At his side, loyal as ever, is his best friend and stunt double Cliff Booth (Brad Pitt). Cliff is a war vet and a certified cool guy—with his moccasin-style shoes, aviator sunglasses, and Hawaiian shirt, he’s clearly lot more laid back than Dalton. Cliff lives with his adorable and obedient pit bull in a trailer that overlooks the Van Nuys drive-in movie theater (I’m not exaggerating when I say that some of the film’s best scenes involve Cliff feeding his dog). And he’ll do just about anything for his buddy Rick.
Tarantino plays to both actor’s strengths, and they are both wonderful. Pitt gives Cliff a “been there, done that” weariness, coupled with a cocksure grin, and an unrushed way about him. He’s almost comically strong and brave and righteous, but Pitt plays him with so much lived in, natural charisma, you believe in him—or at least, want to believe in him.
DiCaprio’s role is much more dark and complex—and the actor is nothing short of brilliant. He deftly switches from his “hey there little lady” style public persona to the tormented, self-doubting, twitchy alcoholic he is in private. “You’re Rick Dalton!” he screams at the mirror, all but begging himself to channel the confidence of his screen roles into his real life.
Tarantino’s style for the past several years has been to incorporate lengthy set pieces—almost short films within his films—into his movies, which he does here. In one, Cliff gives a pretty hitchhiker a ride to Manson Farm, a converted film set, where he meets many of the famous Manson players and insists upon checking up on his old friend, the ranch’s aging owner George Spahn, played by Bruce Dern. We’re worried for Cliff, but he’s so half-amused, half-disgusted by the Manson Family members and so languorously confident, we go along for the ride with him.
In another, Dalton finds himself on the set of a cowboy show where he’s guest starring as the bad guy.
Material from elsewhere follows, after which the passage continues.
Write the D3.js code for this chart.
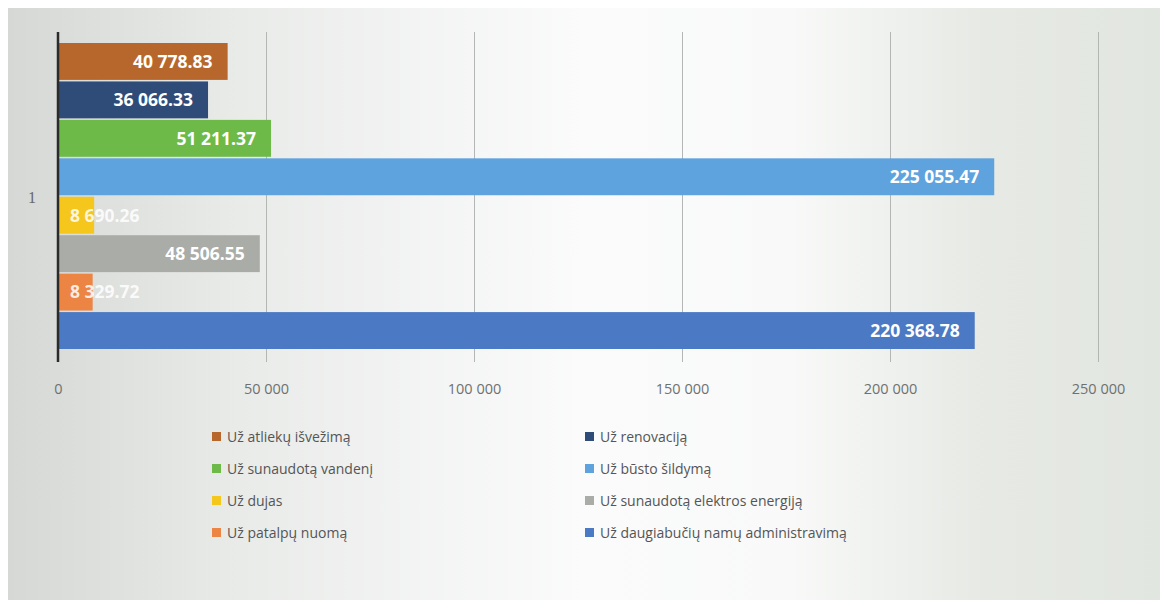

It’s here that he meets a precocious child actress (Julia Butters) who first takes pity on him and later gives him a much needed confidence boost. “That was the best acting I’ve ever seen in my whole life,” she says, and it tells you something about Dalton’s fragile state that the words of an 8-year-old mean so much to him.
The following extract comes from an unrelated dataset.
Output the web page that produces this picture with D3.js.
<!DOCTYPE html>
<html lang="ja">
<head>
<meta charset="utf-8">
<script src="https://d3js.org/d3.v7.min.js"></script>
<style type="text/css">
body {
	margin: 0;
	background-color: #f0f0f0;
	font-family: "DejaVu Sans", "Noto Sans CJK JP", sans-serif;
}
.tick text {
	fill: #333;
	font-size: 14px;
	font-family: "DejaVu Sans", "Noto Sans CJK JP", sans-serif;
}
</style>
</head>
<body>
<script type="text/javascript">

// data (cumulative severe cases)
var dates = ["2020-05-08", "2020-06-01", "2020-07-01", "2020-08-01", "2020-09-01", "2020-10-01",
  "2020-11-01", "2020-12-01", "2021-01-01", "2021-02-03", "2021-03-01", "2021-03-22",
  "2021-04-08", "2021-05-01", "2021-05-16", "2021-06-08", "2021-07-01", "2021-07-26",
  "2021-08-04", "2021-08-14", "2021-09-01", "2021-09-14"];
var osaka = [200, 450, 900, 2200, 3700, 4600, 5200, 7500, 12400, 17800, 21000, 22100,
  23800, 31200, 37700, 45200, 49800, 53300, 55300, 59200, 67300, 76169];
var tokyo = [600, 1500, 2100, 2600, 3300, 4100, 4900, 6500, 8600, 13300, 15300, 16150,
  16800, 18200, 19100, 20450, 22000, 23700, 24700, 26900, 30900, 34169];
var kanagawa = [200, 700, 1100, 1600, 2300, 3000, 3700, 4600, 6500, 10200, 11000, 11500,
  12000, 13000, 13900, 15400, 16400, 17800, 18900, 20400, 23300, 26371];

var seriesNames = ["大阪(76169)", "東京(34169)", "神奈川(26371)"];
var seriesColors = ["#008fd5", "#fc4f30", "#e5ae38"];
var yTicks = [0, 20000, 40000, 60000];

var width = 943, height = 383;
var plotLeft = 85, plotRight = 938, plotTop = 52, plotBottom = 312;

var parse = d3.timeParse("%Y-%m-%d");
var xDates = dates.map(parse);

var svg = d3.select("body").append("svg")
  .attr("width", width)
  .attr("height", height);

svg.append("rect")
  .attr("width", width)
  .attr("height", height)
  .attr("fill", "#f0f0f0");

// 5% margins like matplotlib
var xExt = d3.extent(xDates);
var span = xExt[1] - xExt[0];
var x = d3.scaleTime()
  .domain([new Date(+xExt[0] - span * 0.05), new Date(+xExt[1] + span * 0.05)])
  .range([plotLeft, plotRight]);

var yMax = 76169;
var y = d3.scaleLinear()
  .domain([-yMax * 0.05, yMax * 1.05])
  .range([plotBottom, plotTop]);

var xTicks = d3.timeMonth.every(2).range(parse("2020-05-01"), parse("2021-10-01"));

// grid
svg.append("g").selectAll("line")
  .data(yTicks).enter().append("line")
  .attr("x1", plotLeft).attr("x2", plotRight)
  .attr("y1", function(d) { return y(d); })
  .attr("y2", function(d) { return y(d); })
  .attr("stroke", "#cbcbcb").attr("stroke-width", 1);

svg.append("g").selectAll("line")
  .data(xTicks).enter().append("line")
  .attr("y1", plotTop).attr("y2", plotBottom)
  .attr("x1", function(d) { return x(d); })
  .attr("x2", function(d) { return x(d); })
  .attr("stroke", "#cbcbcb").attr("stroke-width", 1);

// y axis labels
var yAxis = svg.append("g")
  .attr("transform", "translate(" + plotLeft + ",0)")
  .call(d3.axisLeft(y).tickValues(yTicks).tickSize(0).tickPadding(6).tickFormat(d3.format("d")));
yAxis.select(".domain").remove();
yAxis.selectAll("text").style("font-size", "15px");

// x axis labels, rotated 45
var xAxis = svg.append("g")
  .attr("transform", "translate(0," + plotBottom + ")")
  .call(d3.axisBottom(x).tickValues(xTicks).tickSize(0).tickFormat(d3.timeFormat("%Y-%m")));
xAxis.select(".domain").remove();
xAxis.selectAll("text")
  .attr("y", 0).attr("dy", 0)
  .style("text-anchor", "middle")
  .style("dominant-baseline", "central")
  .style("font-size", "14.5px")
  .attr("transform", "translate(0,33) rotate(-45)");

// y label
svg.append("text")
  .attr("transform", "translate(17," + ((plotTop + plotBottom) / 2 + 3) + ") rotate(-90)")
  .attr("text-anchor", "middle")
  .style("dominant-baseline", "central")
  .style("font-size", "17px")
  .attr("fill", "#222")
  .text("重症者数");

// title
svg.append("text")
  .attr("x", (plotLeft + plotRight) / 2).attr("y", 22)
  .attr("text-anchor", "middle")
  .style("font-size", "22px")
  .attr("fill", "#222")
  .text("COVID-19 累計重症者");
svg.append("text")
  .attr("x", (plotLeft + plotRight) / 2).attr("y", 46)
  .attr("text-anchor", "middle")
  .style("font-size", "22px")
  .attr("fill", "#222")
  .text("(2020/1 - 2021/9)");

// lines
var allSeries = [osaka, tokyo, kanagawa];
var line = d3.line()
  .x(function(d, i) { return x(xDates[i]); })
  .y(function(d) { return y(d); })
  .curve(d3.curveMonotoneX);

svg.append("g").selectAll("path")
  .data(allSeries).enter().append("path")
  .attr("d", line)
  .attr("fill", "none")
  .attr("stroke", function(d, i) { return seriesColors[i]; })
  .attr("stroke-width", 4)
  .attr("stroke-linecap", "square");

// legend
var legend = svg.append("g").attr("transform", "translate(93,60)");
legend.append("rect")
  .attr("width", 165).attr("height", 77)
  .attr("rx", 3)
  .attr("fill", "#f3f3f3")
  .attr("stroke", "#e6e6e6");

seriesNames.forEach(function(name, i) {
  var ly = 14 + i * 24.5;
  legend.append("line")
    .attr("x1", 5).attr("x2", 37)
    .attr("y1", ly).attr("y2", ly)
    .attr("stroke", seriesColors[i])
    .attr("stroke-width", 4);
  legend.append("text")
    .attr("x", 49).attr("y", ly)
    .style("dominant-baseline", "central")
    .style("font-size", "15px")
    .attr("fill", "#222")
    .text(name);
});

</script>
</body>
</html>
The film looks incredible. You truly feel like you’re in Hollywood in the ’60s, with the neon signs and tacky, faux-Mexican restaurants and shiny convertibles. The film has a wonderful golden glow about it—a beauty that suggests that the old Hollywood Dalton longs for was worth preserving. And although it has a staggering 2 hours 45 minute runtime, it’s impossible to resist the way Tarantino luxuriates in the world he has recreated—from parties at the Playboy Mansion to film sets where a young Bruce Lee (Mike Moh) picks a fight with Cliff to joy rides on the Sunset Strip.
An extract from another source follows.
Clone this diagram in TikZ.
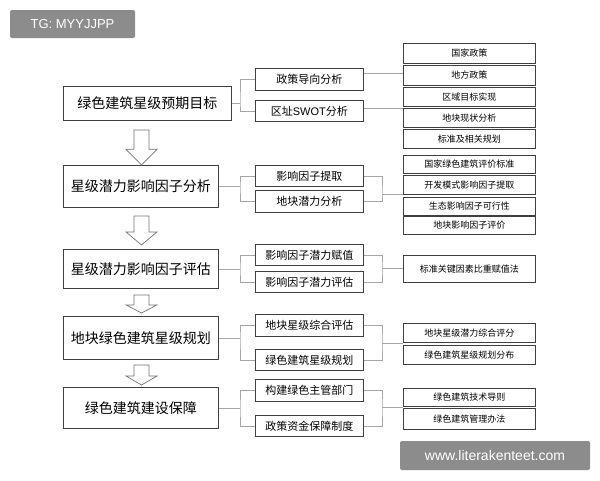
\documentclass[tikz,border=0pt]{standalone}
\usepackage{fontspec}
\setmainfont{Noto Sans CJK SC}
\newfontfamily\lat{Liberation Sans}
\begin{document}
\begin{tikzpicture}[x=1pt,y=-1pt,
  bx/.style={draw=black!75,line width=0.8pt,fill=white,inner sep=0pt,anchor=north west},
  ln/.style={draw=black!35,line width=0.7pt},
  harrow/.style={draw=black!55,line width=0.7pt,fill=white}]
\useasboundingbox (0,0) rectangle (600,480);
\fill[white] (0,0) rectangle (600,480);
\newcommand\mybox[6]{\node[bx,minimum width=#3-#1,minimum height=#4-#2,font=\fontsize{#6}{#6}\selectfont] (#5) at (#1,#2) {};}
% main boxes
\foreach \n/\ya/\yb/\xb/\t in {m1/86/120/231/绿色建筑星级预期目标,m2/165/207/218/星级潜力影响因子分析,m3/249/288/218/星级潜力影响因子评估,m4/316/359/218/地块绿色建筑星级规划,m5/387/428/218/绿色建筑建设保障}
  {\node[bx,minimum width=\xb-63,minimum height=\yb-\ya,font=\fontsize{14}{14}\selectfont] (\n) at (63,\ya) {\t};}
% middle boxes
\foreach \n/\ya/\yb/\t in {a1/68/90/政策导向分析,a2/100/121/区址{\lat SWOT}分析,b1/165/186/影响因子提取,b2/190/212/地块潜力分析,c1/244/265/影响因子潜力赋值,c2/271/292/影响因子潜力评估,d1/314/336/地块星级综合评估,d2/349/370/绿色建筑星级规划,e1/379/401/构建绿色主管部门,e2/415/436/政策资金保障制度}
  {\node[bx,minimum width=108,minimum height=\yb-\ya,font=\fontsize{11}{11}\selectfont] (\n) at (255,\ya) {\t};}
% right boxes
\foreach \n/\ya/\yb/\t in {r1/43/63/国家政策,r2/65/85/地方政策,r3/87/106/区域目标实现,r4/108/127/地块现状分析,r5/129/148/标准及相关规划,s1/155/173/国家绿色建筑评价标准,s2/175/194/开发模式影响因子提取,s3/197/215/生态影响因子可行性,s4/216/234/地块影响因子评价,t1/255/282/标准关键因素比重赋值法,u1/323/342/地块星级潜力综合评分,u2/345/364/绿色建筑星级规划分布,v1/388/406/绿色建筑技术导则,v2/408/429/绿色建筑管理办法}
  {\node[bx,minimum width=132,minimum height=\yb-\ya,font=\fontsize{9}{9}\selectfont] (\n) at (403,\ya) {\t};}
% hollow arrows
\foreach \ya/\yb in {130/165,216/245,295/313,365/385}
  {\path[harrow] (134,\ya) -- (149,\ya) -- (149,{\yb-(\yb-\ya)*0.45}) -- (157,{\yb-(\yb-\ya)*0.45}) -- (141.5,\yb) -- (126,{\yb-(\yb-\ya)*0.45}) -- (134,{\yb-(\yb-\ya)*0.45}) -- cycle;}
% left brackets
\foreach \m/\p/\q in {m1/a1/a2,m2/b1/b2,m3/c1/c2,m4/d1/d2,m5/e1/e2}{
  \path[ln] (\m.east) -- (\m.east -| 240,0);
  \path[ln] (\p.west) -| (240,0 |- \m.east) |- (\q.west);
}
% row 1
\path[ln] (a1.east |- 0,73) -- (r2.west |- 0,73);
\path[ln] (a2.east |- 0,108) -- (r4.west |- 0,108);
% right brackets
\foreach \p/\q/\y in {b1/b2/194,c1/c2/268,d1/d2/343,e1/e2/407}{
  \path[ln] (\p.east) -| (382,\y) |- (\q.east);
  \path[ln] (382,\y) -- (403,\y);
}
% watermarks
\fill[black!45,rounded corners=2pt] (10,10) rectangle (135,38);
\node[font=\lat\fontsize{13}{13}\selectfont,text=white] (w1) at (72.5,24) {TG: MYYJJPP};
\fill[black!45,rounded corners=2pt] (400,441) rectangle (590,470);
\node[font=\lat\fontsize{14}{14}\selectfont,text=white] (w2) at (495,455.5) {www.literakenteet.com};
\end{tikzpicture}
\end{document}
Honestly, I could’ve watched the film for two more hours, but I do have one small quibble: There’s an inexplicable narration that pops up once, early in the film, and then again, for an extended period of time late in the second half. Narrations are generally lazy devices, and this one seems particularly arbitrary. (I almost wonder if Tarantino is referencing something I don’t understand. Were sporadic narrations a staple of B movies in the 60s?).
As for the film’s ending, some will love it, some will hate it. (I loved it.) I will say that it provides that burst of absurdist violence we were all waiting for. The rest of the film is less hopped up on Red Bull and show-offy than most of Tarantino’s works. It has a confident, leisurely pace. If this represents the beginning of a new, more mature era for the aging phenom—his Cliff Booth phase, if you will—I couldn’t be more excited for it.